I imagine getting much closer to the theoretical limit would require strict laboratory conditions, as it’s the equivalent in my green sketch above of trying to balance the ball on a vanishingly small bump on the side of a steep hill, so little vibrations would tip it over.

Area minimization with a volume constraint (as with LiveSoap with ‘UseVolume’ on) should produce CMC surfaces. Minimizing edge lengths alone indeed won’t give CMC surfaces.
Some shapes are a bit easier to achieve as stable CMC surfaces - for example, with minimal surfaces most shapes with handles or tunnels collapse, but the additional volume constraint can make some of these stable.

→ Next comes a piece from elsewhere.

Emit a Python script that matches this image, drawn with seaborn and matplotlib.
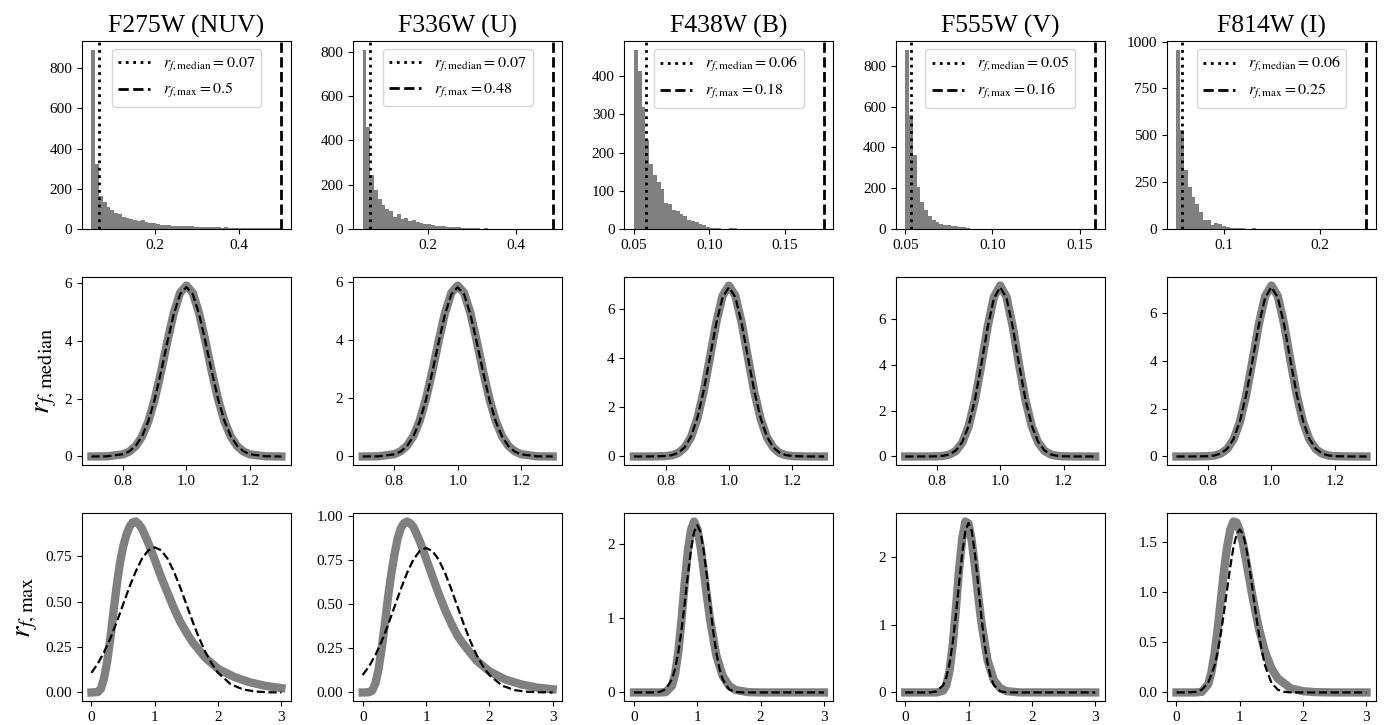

However, lots of the spatially interesting CMC surfaces such as the ones in that Polthier paper you link are unfortunately not physically stable (despite being true CMC solutions). These critical point solutions are a bit like geodesics between 2 points on a sphere. Generally there will be 2 different arcs between them on the same great circle, both these arcs are geodesic, but an elastic cable would only be stable on the shorter one.

These unstable solutions aren’t as easy to model with Kangaroo - it will generally be like physical modelling, so ones that pop there will pop in simulation.
Finding CMC surfaces within fixed boundaries is relatively easy, but anything closed tends to just pop to a sphere, and trying to find something periodic with handles, the handles quickly pop.

Sometimes it is possible though. For instance, if you know some symmetry properties of the correct solution, enforcing these can sometimes be enough to stabilise it without distorting it from CMC.

I am interested in finding better ways to simulate the unstable minimal and CMC solutions though. For discrete quad versions you can use the Koebe polyhedron method I was talking about recently over in this thread.
For something more general it might require some changes to the solver though.